6. On the assumption that the Act applied and that there was nothing else to stand in the way, the next question would be as regards the sufficiency of the notices that were issued. The Subordinate Judge was of opinion that the notices such as they were in this case cannot be looked upon as notices for termination of the licenses under Section 106 of the Act and so were invalid. He is not very clear as to why he was of that opinion. On examining the notices carefully we find that the following two objections can conceivably be taken: (1) that the notices proceeded on the footing that the defendants were trespassers and not lessees or licensees whose leases or licenses were to be determined by the notices; and (2) that instead of 15 days they gave two months' time. Neither of these objections can be regarded as well founded. The giver of a notice is not bound to admit the person to whom it is given as a tenant; a notice is good notwithstanding that the addressee is described therein as a trespasser: Ram Charan v. Hari Charan (1908) 7 CLJ 107. Nor can it be reasonably contended that if two months' time is given where only 15 days' time is necessary, that invalidates the notice. After all, the requirements of S 106 are very few. Their Lordships of the Judicial Committee have observed in the case of Harihar Banerji v. Ram Shasi Roy AIR 1918 PC 102:

Notices to quit though not strictly accurate or consistent in the statements embodied in them, may still be good and effective in law; that the test of their sufficiency is not what they would mean to a stranger ignorant of all the facts and circumstances, touching the holding to which they purport to refer, but what they would mean to tenants presumably conversant with all those facts and circumstances; and further that they are to be construed not with a desire to find faults in them, which would render them defective, but to be considered ut res magis valeat quam pereat.

7. But there are two other difficulties in the plaintiff's way. It appears that after the notices were given fresh licenses were issued in favour of the defendants. These licenses on the face of them purport to run from the date of the agreement they embody, e. g., 23rd August 1917, 16th November 1917, 10th January 1918, and so on, all after the dates of the notices and the expiry of the period mentioned therein, and on the face of them they purport to enure for a period of one year. But we have been asked to take it that they were intended to be licenses for the year ending on this 31st March 1917, and that they were issued on the respective dates for the back periods, not having been timely issued for some reason or other. Of this however there is no evidence and the only materials which are pointed out in support of this explanation is that in Clause 6 of the licenses it is stipulated the licensee would pay the fees, etc., as from the 1st day of April 1916, and in a schedule the date of expiration of the license is given as 31st March 1917. Neither of these materials by themselves would, in our opinion, conclusively establish that the licenses were for the year which had already expired. The respondents, on the other hand, say that the date of expiry mentioned in the schedule means the date on which the previous license expired. What the real facts are it is not easy to determine. But these matters cannot be disposed of on mere suppositions; there must be evidence adduced by the plaintiff to show how and why and for what period these licenses came to be issued or what was the necessity for issuing them after the period itself was over and after notices to quit had already been served. The necessity for explaining these matters becomes all the greater, where, as here, the plaintiff waits for nearly five years after serving the notices to quit and takes no action in the meantime.
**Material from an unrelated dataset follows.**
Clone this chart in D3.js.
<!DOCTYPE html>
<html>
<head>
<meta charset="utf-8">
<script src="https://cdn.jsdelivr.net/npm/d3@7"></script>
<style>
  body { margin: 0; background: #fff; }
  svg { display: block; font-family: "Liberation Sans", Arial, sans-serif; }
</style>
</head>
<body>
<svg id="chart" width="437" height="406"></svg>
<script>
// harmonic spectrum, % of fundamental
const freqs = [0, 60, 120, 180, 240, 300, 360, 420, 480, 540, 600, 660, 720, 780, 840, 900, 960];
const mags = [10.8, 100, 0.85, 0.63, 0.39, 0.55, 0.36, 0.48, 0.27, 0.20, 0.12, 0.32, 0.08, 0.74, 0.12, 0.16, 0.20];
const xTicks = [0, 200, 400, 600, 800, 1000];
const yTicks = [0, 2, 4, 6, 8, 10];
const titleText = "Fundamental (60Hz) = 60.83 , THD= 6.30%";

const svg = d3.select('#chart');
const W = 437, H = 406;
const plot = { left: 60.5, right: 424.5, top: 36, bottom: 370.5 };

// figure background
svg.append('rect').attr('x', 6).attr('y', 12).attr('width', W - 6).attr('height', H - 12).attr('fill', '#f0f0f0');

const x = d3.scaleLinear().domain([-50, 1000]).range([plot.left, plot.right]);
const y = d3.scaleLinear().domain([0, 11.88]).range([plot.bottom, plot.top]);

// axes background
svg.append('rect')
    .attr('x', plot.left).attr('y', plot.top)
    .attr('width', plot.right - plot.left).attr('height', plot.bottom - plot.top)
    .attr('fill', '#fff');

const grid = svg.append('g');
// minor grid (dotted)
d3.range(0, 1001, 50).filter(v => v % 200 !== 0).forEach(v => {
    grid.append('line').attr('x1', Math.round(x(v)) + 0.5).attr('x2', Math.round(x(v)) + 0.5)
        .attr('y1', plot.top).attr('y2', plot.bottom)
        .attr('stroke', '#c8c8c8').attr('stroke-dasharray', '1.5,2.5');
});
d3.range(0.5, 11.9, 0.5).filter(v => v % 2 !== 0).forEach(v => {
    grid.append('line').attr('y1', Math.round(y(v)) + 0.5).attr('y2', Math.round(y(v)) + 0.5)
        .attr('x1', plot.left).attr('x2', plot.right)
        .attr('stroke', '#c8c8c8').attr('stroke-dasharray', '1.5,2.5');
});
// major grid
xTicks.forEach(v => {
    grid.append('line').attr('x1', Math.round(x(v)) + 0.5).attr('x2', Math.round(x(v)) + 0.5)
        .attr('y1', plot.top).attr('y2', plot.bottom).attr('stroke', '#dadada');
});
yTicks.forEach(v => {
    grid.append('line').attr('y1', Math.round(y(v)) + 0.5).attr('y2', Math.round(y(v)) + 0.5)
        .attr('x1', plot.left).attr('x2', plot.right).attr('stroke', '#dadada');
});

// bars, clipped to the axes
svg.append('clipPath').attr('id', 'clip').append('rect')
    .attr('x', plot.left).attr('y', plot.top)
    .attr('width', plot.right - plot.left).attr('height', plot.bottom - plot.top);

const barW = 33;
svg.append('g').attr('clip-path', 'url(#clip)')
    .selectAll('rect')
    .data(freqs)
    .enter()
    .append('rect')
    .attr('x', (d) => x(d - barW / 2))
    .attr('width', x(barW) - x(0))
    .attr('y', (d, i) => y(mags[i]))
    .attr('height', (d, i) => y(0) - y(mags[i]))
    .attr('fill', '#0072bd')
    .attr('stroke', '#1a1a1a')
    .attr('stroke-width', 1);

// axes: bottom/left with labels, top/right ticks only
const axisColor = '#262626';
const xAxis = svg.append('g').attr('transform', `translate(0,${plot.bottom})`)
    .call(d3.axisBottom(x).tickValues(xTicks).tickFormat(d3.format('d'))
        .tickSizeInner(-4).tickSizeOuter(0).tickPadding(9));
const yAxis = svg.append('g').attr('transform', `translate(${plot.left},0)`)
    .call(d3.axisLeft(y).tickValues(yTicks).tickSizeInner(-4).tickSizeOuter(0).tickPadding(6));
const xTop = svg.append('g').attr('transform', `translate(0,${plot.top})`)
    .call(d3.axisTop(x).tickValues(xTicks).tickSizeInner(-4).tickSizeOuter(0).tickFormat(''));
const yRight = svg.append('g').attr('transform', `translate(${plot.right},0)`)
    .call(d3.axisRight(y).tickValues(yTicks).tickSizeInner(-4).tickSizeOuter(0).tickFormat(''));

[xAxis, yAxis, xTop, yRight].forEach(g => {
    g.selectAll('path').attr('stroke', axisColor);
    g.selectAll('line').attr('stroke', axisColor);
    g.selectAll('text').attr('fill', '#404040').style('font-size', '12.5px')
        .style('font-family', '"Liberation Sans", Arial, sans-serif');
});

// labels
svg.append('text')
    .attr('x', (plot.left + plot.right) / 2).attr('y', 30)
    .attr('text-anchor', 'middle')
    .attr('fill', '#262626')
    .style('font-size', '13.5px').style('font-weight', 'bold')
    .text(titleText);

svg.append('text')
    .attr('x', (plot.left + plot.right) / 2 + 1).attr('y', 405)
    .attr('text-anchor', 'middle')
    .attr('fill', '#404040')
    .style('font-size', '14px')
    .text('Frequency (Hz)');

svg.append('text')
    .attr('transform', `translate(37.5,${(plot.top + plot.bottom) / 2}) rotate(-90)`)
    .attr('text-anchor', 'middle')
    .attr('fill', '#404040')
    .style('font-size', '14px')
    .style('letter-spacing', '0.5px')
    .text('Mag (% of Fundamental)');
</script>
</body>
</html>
8. The other difficulty in the plaintiff's way is created by the contention which was put forward on his behalf in the Court below and was overruled in that Court, but has been repeated with great force and insistency in this Court. It has been urged that in view of the provisions of the Crown Grants Act (15 of 1895) the provisions of the Transfer of Property Act do not apply to Crown Grants. The Subordinate Judge has held that:

there being no special contract the Crown Grants Act would not apply and the relation between the parties should be governed by the provisions of the Transfer of Property Act.
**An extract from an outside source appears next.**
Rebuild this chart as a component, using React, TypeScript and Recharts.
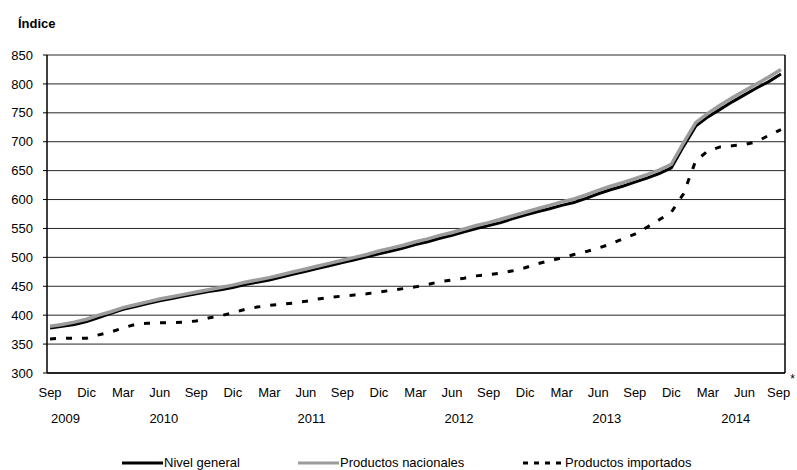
import { LineChart, Line, XAxis, YAxis, CartesianGrid, ReferenceLine } from 'recharts';

// Monthly index values, Sep 2009 (0) .. Sep 2014 (60)
const nivelGeneral = [
  378, 381, 384, 389, 396, 403, 410, 415, 420, 425, 429, 433, 437, 441, 444, 448,
  453, 457, 461, 466, 471, 476, 481, 486, 491, 496, 501, 506, 511, 516, 522, 527,
  533, 538, 544, 550, 555, 560, 567, 573, 579, 584, 590, 595, 602, 610, 617, 623,
  630, 637, 645, 655, 692, 727, 743, 756, 769, 781, 793, 804, 817,
];

const productosNacionales = [
  381, 384, 388, 393, 400, 406, 413, 418, 423, 428, 432, 436, 440, 444, 448, 452,
  457, 461, 465, 470, 475, 480, 485, 490, 495, 500, 505, 511, 516, 521, 527, 532,
  538, 543, 549, 555, 560, 566, 572, 578, 584, 590, 596, 601, 608, 616, 623, 629,
  636, 643, 651, 661, 698, 733, 749, 763, 776, 788, 800, 812, 825,
];

const productosImportados = [
  359, 360, 360, 360, 366, 371, 378, 384, 386, 387, 387, 388, 390, 395, 399, 404,
  410, 414, 417, 419, 421, 424, 428, 431, 433, 435, 437, 440, 443, 446, 449, 453,
  458, 461, 464, 468, 470, 473, 477, 482, 489, 494, 499, 505, 510, 516, 523, 532,
  540, 552, 565, 578, 610, 667, 684, 691, 693, 695, 700, 711, 721,
];

const quarterLabels = [
  'Sep', 'Dic', 'Mar', 'Jun', 'Sep', 'Dic', 'Mar', 'Jun', 'Sep', 'Dic', 'Mar',
  'Jun', 'Sep', 'Dic', 'Mar', 'Jun', 'Sep', 'Dic', 'Mar', 'Jun', 'Sep',
];
const quarterTicks = quarterLabels.map((_, i) => i * 3);

const yearLabels = ['2009', '2010', '2011', '2012', '2013', '2014'];
const yearTicks = [1.5, 9.5, 21.5, 33.5, 45.5, 56];

const yTicks = [300, 350, 400, 450, 500, 550, 600, 650, 700, 750, 800, 850];

const data = nivelGeneral.map((v, i) => ({
  m: i,
  general: v,
  nacionales: productosNacionales[i],
  importados: productosImportados[i],
}));

const FONT = '"Liberation Sans", Arial, sans-serif';
const xDomain: [number, number] = [-0.25, 60.33];

function MonthTick({ x, y, payload }: { x?: number; y?: number; payload?: { value: number } }) {
  const i = Math.round((payload?.value ?? 0) / 3);
  const last = i === quarterLabels.length - 1;
  return (
    <text x={x} y={y} dy="0.71em" textAnchor="middle" fontSize={13} fill="#000" fontFamily={FONT}>
      {quarterLabels[i]}
      {last && (
        <tspan dy={-14} fontSize={12}>
          *
        </tspan>
      )}
    </text>
  );
}

function LegendItem({ left, label, color, dash }: { left: number; label: string; color: string; dash?: string }) {
  return (
    <div style={{ position: 'absolute', left, top: 0, display: 'flex', alignItems: 'center' }}>
      <svg width={42} height={8}>
        <line x1={0} y1={4} x2={41} y2={4} stroke={color} strokeWidth={3} strokeDasharray={dash} />
      </svg>
      <span style={{ fontSize: 13, lineHeight: '15px' }}>{label}</span>
    </div>
  );
}

export default function App() {
  return (
    <div style={{ position: 'absolute', left: 0, top: 0, width: 797, height: 470, fontFamily: FONT, background: '#fff' }}>
      <div style={{ position: 'absolute', left: 18, top: 16, fontSize: 13, fontWeight: 'bold', lineHeight: '15px' }}>
        Índice
      </div>
      <LineChart width={797} height={470} data={data} margin={{ top: 55, right: 12, left: 0, bottom: 37 }}>
        <CartesianGrid vertical={false} stroke="#000" strokeOpacity={0.85} />
        <XAxis
          dataKey="m"
          type="number"
          domain={xDomain}
          ticks={quarterTicks}
          interval={0}
          tick={<MonthTick />}
          tickSize={0}
          tickMargin={15}
          height={30}
          axisLine={{ stroke: '#000', strokeWidth: 1.5 }}
          allowDataOverflow
        />
        <XAxis
          xAxisId="year"
          type="number"
          domain={xDomain}
          ticks={yearTicks}
          interval={0}
          tickFormatter={(v: number) => yearLabels[yearTicks.indexOf(v)]}
          tick={{ fontSize: 13, fill: '#000', fontFamily: FONT }}
          tickSize={0}
          tickMargin={11}
          height={30}
          axisLine={false}
          allowDataOverflow
        />
        <YAxis
          domain={[300, 850]}
          ticks={yTicks}
          interval={0}
          width={47}
          tickSize={4}
          tickMargin={10}
          tick={{ fontSize: 13, fill: '#000', fontFamily: FONT }}
          tickLine={{ stroke: '#000' }}
          axisLine={{ stroke: '#000', strokeWidth: 1.5 }}
        />
        <ReferenceLine x={xDomain[1]} stroke="#000" strokeWidth={1.5} ifOverflow="extendDomain" />
        <Line
          type="linear"
          dataKey="importados"
          stroke="#000"
          strokeWidth={3}
          strokeDasharray="6 10"
          dot={false}
          isAnimationActive={false}
        />
        <Line
          type="linear"
          dataKey="general"
          stroke="#000"
          strokeWidth={3}
          dot={false}
          isAnimationActive={false}
        />
        <Line
          type="linear"
          dataKey="nacionales"
          stroke="#9c9c9c"
          strokeWidth={3.5}
          dot={false}
          isAnimationActive={false}
        />
      </LineChart>
      <div style={{ position: 'absolute', left: 0, top: 455, width: 797, height: 15 }}>
        <LegendItem left={122} label="Nivel general" color="#000" />
        <LegendItem left={298} label="Productos nacionales" color="#9c9c9c" />
        <LegendItem left={523} label="Productos importados" color="#000" dash="5 6" />
      </div>
    </div>
  );
}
9. The question is not free from difficulty, but we do not consider it necessary to decide it, because on the assumption that the plaintiff's contention is well founded the general law would apply. In no view of the case can it be said that the defendants were mere trespassers not entitled to notice. They were at least tenants by sufferance and so entitled to reasonable notice. Having regard to the fact that the defendants had permission under their leases to build structures on the land, and the leases' themselves provided for three months notice within the term, we should think that three months' notice would be fair and reasonable. In the above view of the matter we think we must hold that the suits were not maintainable for want of reasonable notices to quit. Should the plaintiff desire to eject the defendants notices suggested above must be given.
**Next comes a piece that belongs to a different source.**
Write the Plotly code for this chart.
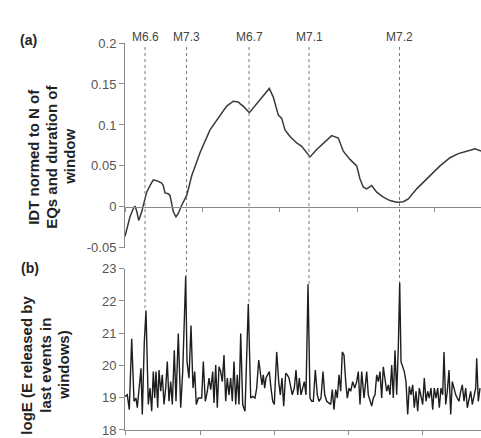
import plotly.graph_objects as go

# ---------------- data ----------------
# (a) IDT normed to N of EQs and duration of window
idt_x = [0, 1.7, 5, 8.3, 10, 11.7, 13.7, 16.7, 19, 21.7, 25, 28.3, 31.7, 36.7, 38.3, 40, 43.3,
         45, 46.7, 48.3, 51, 53.3, 56.7, 61.7, 66.7, 75, 85, 95, 101.7, 108.3, 113.3, 115, 119,
         124.3, 131.7, 138.3, 144.3, 148.3, 153.3, 156.7, 160, 165, 171.7, 176.7, 181.7, 185,
         191.7, 200, 206.7, 213.3, 218.3, 225, 231.7, 235, 238.3, 241.7, 246.7, 251.7, 258.3,
         265, 271.7, 278.3, 283.3, 291.7, 301.7, 315, 325, 333.3, 341.7, 350, 356]
idt_y = [-0.036, -0.027, -0.012, -0.002, 0.001, -0.005, -0.0165, -0.006, 0.006, 0.018, 0.026,
         0.033, 0.032, 0.029, 0.026, 0.017, 0.016, 0.014, 0.004, -0.006, -0.012, -0.008, 0.002,
         0.014, 0.038, 0.066, 0.094, 0.112, 0.123, 0.129, 0.128, 0.126, 0.122, 0.115, 0.126,
         0.136, 0.1445, 0.134, 0.112, 0.108, 0.094, 0.086, 0.078, 0.074, 0.066, 0.061, 0.070,
         0.080, 0.087, 0.084, 0.068, 0.058, 0.050, 0.034, 0.024, 0.022, 0.026, 0.018, 0.012,
         0.0077, 0.0056, 0.0064, 0.0097, 0.022, 0.034, 0.050, 0.060, 0.065, 0.068, 0.071, 0.068]

# (b) logE (E released by last events in windows)
loge_x = [0, 2.3, 4.3, 6.7, 9, 11, 12.3, 14.3, 16, 17.3, 19.3, 21, 23.3, 25, 26.7, 28.3, 29.7, 31,
          32.7, 34, 35.7, 37.3, 39, 40.7, 42.3, 44, 45.7, 47.3, 49.3, 51, 53.3, 55.7, 57.7, 60.7,
          62, 64, 66, 68, 69.7, 71.3, 73.3, 75, 76.7, 78.3, 80.3, 82.3, 84, 85.7, 87.7, 89, 90.7,
          92.3, 94, 95.7, 97.3, 99, 100.7, 102.3, 104, 105.7, 107.3, 109, 110.7, 112.3, 114,
          115.7, 117.7, 120, 121.7, 123.3, 125.7, 127.7, 130, 131.7, 133.7, 135.3, 137, 138.3,
          139.7, 141, 142.7, 144.3, 146, 147.7, 149.3, 151.7, 153.7, 155.3, 157, 158.7, 160.7,
          162.3, 164, 165.7, 167.3, 169.3, 171, 172.7, 174.3, 176, 177.7, 179.3, 181, 183, 185,
          186.7, 188.3, 190.3, 192.3, 194, 196, 198, 199.7, 201.7, 203.7, 205.7, 207.3, 209,
          210.7, 212.3, 214, 215.7, 217.3, 219, 220.7, 222.3, 224, 225.7, 227.7, 229.7, 231.7,
          233.3, 235, 236.7, 239, 240, 241.7, 243.3, 245, 246.7, 248.3, 250, 251.7, 253.3, 255,
          256.7, 258.3, 260, 261.7, 263.3, 265, 266.7, 268.3, 270, 271.7, 273.3, 274.7, 276,
          277.3, 279.3, 281, 282.7, 284.3, 286, 287.7, 289.3, 291, 292.7, 294.3, 296, 297.7,
          299.3, 301, 302.7, 304.3, 306, 307.7, 309.3, 311, 312.7, 314.3, 316, 317.7, 319, 320.7,
          322.3, 324, 325.7, 327.3, 329, 330.7, 332.3, 334, 335.7, 337.3, 339, 340.7, 342.3, 344,
          345.7, 347.3, 349, 350.7, 351.7, 353.3, 355]
loge_y = [19.04, 19.09, 18.63, 20.83, 18.89, 18.99, 18.69, 19.30, 19.91, 18.48, 20.73, 21.70,
          18.79, 19.30, 18.58, 19.81, 18.99, 19.81, 18.69, 19.86, 19.20, 19.71, 18.79, 19.30,
          20.12, 18.89, 19.50, 18.79, 20.47, 18.89, 20.99, 18.69, 19.81, 22.78, 20.12, 19.61,
          21.24, 19.30, 19.81, 18.79, 18.99, 18.99, 18.99, 20.12, 18.89, 19.20, 19.61, 19.25,
          19.81, 18.84, 20.01, 18.69, 19.96, 19.81, 19.50, 20.32, 18.89, 19.61, 19.09, 19.61,
          18.89, 20.12, 18.79, 19.71, 18.79, 20.99, 18.79, 18.58, 20.12, 21.91, 18.99, 19.04,
          18.99, 19.30, 20.17, 19.81, 19.40, 19.71, 19.30, 19.61, 19.71, 19.81, 19.30, 18.89,
          18.79, 20.42, 19.50, 19.09, 19.61, 18.74, 19.76, 19.71, 19.61, 19.30, 19.09, 19.30,
          19.86, 19.09, 19.61, 19.09, 19.30, 19.50, 19.09, 22.52, 18.99, 18.89, 18.89, 19.86,
          19.09, 18.89, 18.99, 19.81, 19.09, 18.89, 18.84, 18.79, 19.25, 18.63, 19.25, 18.99,
          19.71, 19.20, 20.42, 20.32, 19.50, 18.99, 19.30, 19.20, 19.50, 19.30, 19.50, 19.81,
          18.79, 19.81, 18.99, 19.30, 19.81, 19.09, 18.89, 18.74, 18.99, 19.09, 19.71, 19.50,
          19.81, 18.99, 19.96, 19.61, 19.20, 19.40, 19.09, 20.01, 18.99, 20.47, 19.09, 20.53,
          22.57, 20.12, 20.01, 19.81, 19.50, 18.48, 19.35, 19.09, 19.40, 18.69, 19.20, 18.58,
          19.30, 18.99, 18.79, 19.61, 18.89, 19.20, 18.99, 19.30, 18.63, 19.30, 18.99, 19.30,
          18.69, 19.30, 19.09, 20.42, 18.79, 19.20, 19.86, 18.48, 19.50, 19.30, 19.09, 18.99,
          18.89, 19.20, 19.40, 18.89, 19.30, 18.69, 18.99, 19.20, 18.79, 19.09, 19.30, 20.22,
          18.89, 19.30]

# earthquakes marked by dotted lines
eq_labels = ["M6.6", "M7.3", "M6.7", "M7.1", "M7.2"]
eq_x = [20, 61.5, 124, 184, 274.5]
eq_peak = [21.70, 22.78, 21.91, 22.52, 22.57]

top_ticks = [0, 77, 154, 232, 309]
bot_ticks = [0, 75, 149, 223, 297]
idt_ticks = [-0.05, 0, 0.05, 0.1, 0.15, 0.2]
idt_ticktext = ["-0.05", "0", "0.05", "0.1", "0.15", "0.2"]
loge_ticks = [18, 19, 20, 21, 22, 23]

# ---------------- layout geometry ----------------
W, H = 481, 438
ML, MR, MT, MB = 125, 0, 43, 4
plot_h = H - MT - MB
plot_w = W - ML - MR
top_dom = [(434 - 250) / plot_h, 1.0]
bot_dom = [0.0, (434 - 271) / plot_h]
top_rng = [-0.05, 0.2]
bot_rng = [18, 23]
x_rng = [0, 356]


def px_to_paper_x(px):
    return (px - ML) / plot_w


def px_to_paper_y(py):
    return (H - MB - py) / plot_h


def top_val_to_paper(v):
    return top_dom[0] + (v - top_rng[0]) / (top_rng[1] - top_rng[0]) * (top_dom[1] - top_dom[0])


def bot_val_to_paper(v):
    return bot_dom[0] + (v - bot_rng[0]) / (bot_rng[1] - bot_rng[0]) * (bot_dom[1] - bot_dom[0])


FONT = "Liberation Sans, Arial, sans-serif"
AX_COL = "#8a8a8a"
TXT_COL = "#555555"

fig = go.Figure()
fig.add_trace(go.Scatter(x=idt_x, y=idt_y, mode="lines", xaxis="x", yaxis="y",
                         line=dict(color="#3a3a3a", width=1.5), showlegend=False))
fig.add_trace(go.Scatter(x=loge_x, y=loge_y, mode="lines", xaxis="x2", yaxis="y2",
                         line=dict(color="#1e1e1e", width=1.4), showlegend=False))

shapes = []
for ex, pk in zip(eq_x, eq_peak):
    shapes.append(dict(type="line", xref="x", yref="paper", x0=ex, x1=ex,
                       y0=px_to_paper_y(47), y1=bot_val_to_paper(pk),
                       line=dict(color="#7a7a7a", width=1, dash="dot")))

annotations = []
for lab, ex in zip(eq_labels, eq_x):
    annotations.append(dict(text=lab, x=ex, xref="x", y=px_to_paper_y(37), yref="paper",
                            showarrow=False, xanchor="center", yanchor="middle",
                            font=dict(family=FONT, size=12, color="#444444")))

annotations.append(dict(text="<b>(a)</b>", x=px_to_paper_x(28), y=px_to_paper_y(40),
                        xref="paper", yref="paper", showarrow=False,
                        xanchor="center", yanchor="middle",
                        font=dict(family=FONT, size=14, color="#222222")))
annotations.append(dict(text="<b>(b)</b>", x=px_to_paper_x(30), y=px_to_paper_y(270),
                        xref="paper", yref="paper", showarrow=False,
                        xanchor="center", yanchor="middle",
                        font=dict(family=FONT, size=14, color="#222222")))

top_title = ["IDT normed to N of", "EQs and duration of", "window"]
top_title_x = [34, 52, 70]
for t, tx in zip(top_title, top_title_x):
    annotations.append(dict(text="<b>" + t + "</b>", x=px_to_paper_x(tx), y=px_to_paper_y(158),
                            xref="paper", yref="paper", showarrow=False, textangle=-90,
                            xanchor="center", yanchor="middle",
                            font=dict(family=FONT, size=15, color="#222222")))

bot_title = ["logE (E released by", "last events in", "windows)"]
bot_title_x = [27, 46, 64]
for t, tx in zip(bot_title, bot_title_x):
    annotations.append(dict(text="<b>" + t + "</b>", x=px_to_paper_x(tx), y=px_to_paper_y(369),
                            xref="paper", yref="paper", showarrow=False, textangle=-90,
                            xanchor="center", yanchor="middle",
                            font=dict(family=FONT, size=15, color="#222222")))

axis_common = dict(showgrid=False, zeroline=False, showline=True, linecolor=AX_COL,
                   linewidth=1, ticks="outside", tickcolor=AX_COL,
                   tickfont=dict(family=FONT, size=13, color=TXT_COL))

fig.update_layout(
    width=W, height=H,
    margin=dict(l=ML, r=MR, t=MT, b=MB, pad=0),
    paper_bgcolor="white", plot_bgcolor="white",
    xaxis=dict(**axis_common, range=x_rng, domain=[0, 1], anchor="free",
               position=top_val_to_paper(0), tickvals=top_ticks, showticklabels=False,
               ticklen=4),
    yaxis=dict(**axis_common, range=top_rng, domain=top_dom, anchor="x",
               tickvals=idt_ticks, ticktext=idt_ticktext, ticklen=5),
    xaxis2=dict(**axis_common, range=x_rng, domain=[0, 1], anchor="y2",
                tickvals=bot_ticks, showticklabels=False, ticklen=4),
    yaxis2=dict(**axis_common, range=bot_rng, domain=bot_dom, anchor="x2",
                tickvals=loge_ticks, ticklen=5),
    shapes=shapes,
    annotations=annotations,
)

fig.write_html("out.html")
10. The Subordinate Judge has dealt with a few other points and has recorded his conclusions thereon. As regards the question whether the notices that were issued were properly served his finding was in favour of the plaintiff. It is not necessary to go into this question, but we must say that as regards the notices meant for one of the defendants there is a considerable doubt. On the question whether the defendants are entitled to the prices of the structures which he has decided in favour of the defendants, his conclusion as regards the structures which have been on the land of the defendant Madhu Sudan Mookerjee since the time of Mr. Heather and Mrs. Claudius has been challenged before us. We are of opinion that the facts proved in the case though they do not lead to an inference of any permanent right on the part of the defendant nor create any estoppel against the plaintiff are sufficient to lead to the inference that the said structures were erected and allowed to continue with the tacit approval of the railway authorities. If this be the finding, as in our judgment it should be, then he is entitled to compensation under Clause 4 of Mr. Heather's lease (Ex. A). We accordingly hold that the plaintiff's contention, ought not to succeed. The result is that the appeals are dismissed with costs to the respondents, hearing fee being assessed at five gold mohurs in Appeal No. 277 and at two gold mohurs in each of the other appeals, except those in which there has been no appearance on behalf of the respondents or in which the Deputy Registrar's costs have already been paid.